CBO: A Progress Report to Our Friends

We’ve been live here on our website for about a month now, and things are really picking up. As of this morning, we have 121 contacts—people who have signed up to follow us. The number is going up every day. Partly that’s because of word-of-mouth: someone tells her friend, who tells his friend, and so on. Partly it’s because our Coalition has been discovered by the media. Jack was on T.V., on the local news the other night, and he’s also been quoted in the newspapers. I myself have been quoted in the San Francisco Chronicle and the San Jose Mercury News.

Journalists are interested in us, I believe, because we run counter to the narrative that Oakland is a hotbed of “defund-the-police” types. We started CBO because we firmly believed that is untrue. What is true is that the defunders, as well as homeless advocates, have very loud voices in Oakland. They tend to shout out City Council meetings and to picket the Mayor’s house. But my colleagues and I have never believed they constitute the majority in Oakland. We believe that most citizens, including our Black neighbors, want a strong, effective and fair police force; indeed, that’s what the polls say.

We also believe that the majority of Oaklanders—maybe the vast majority—wants the city to do a better job managing the encampments that dominate our city. It would not be difficult for Oakland to mandate areas where tents are prohibited. In fact, that’s just what the city did last October, in their Encampment Management Policy, which passed unanimously in the City Council with strong support from the mayor. The policy was supposed to go into effect on Jan. 1, 2021, but it never did. Why not? The city has been less than candid over their reasons, but we think the homeless advocates once again cowed them into silence and retreat.

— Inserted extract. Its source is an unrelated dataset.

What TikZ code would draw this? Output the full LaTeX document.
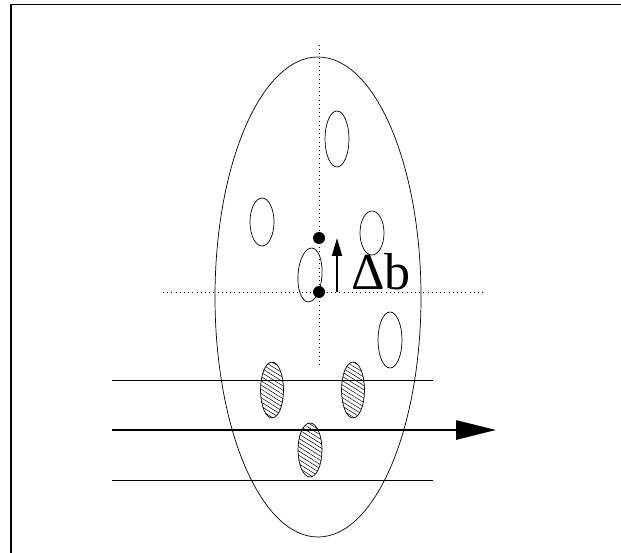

I’d like to thank everyone who has signed up with us. What can you do for the common cause? Call your City Council member and demand the immediate implementation of the EMP. Tell him or her you support the Oakland Police Department and do not wish to see its budget cut by 50%, as some “reformers” demand. We, at the Coalition, believe that some reforms are called for, and we’ll shortly publish our recommendations. But Oakland is in the midst of an historic crime wave, and it’s insane for people to be calling for massive cuts to the size of the force.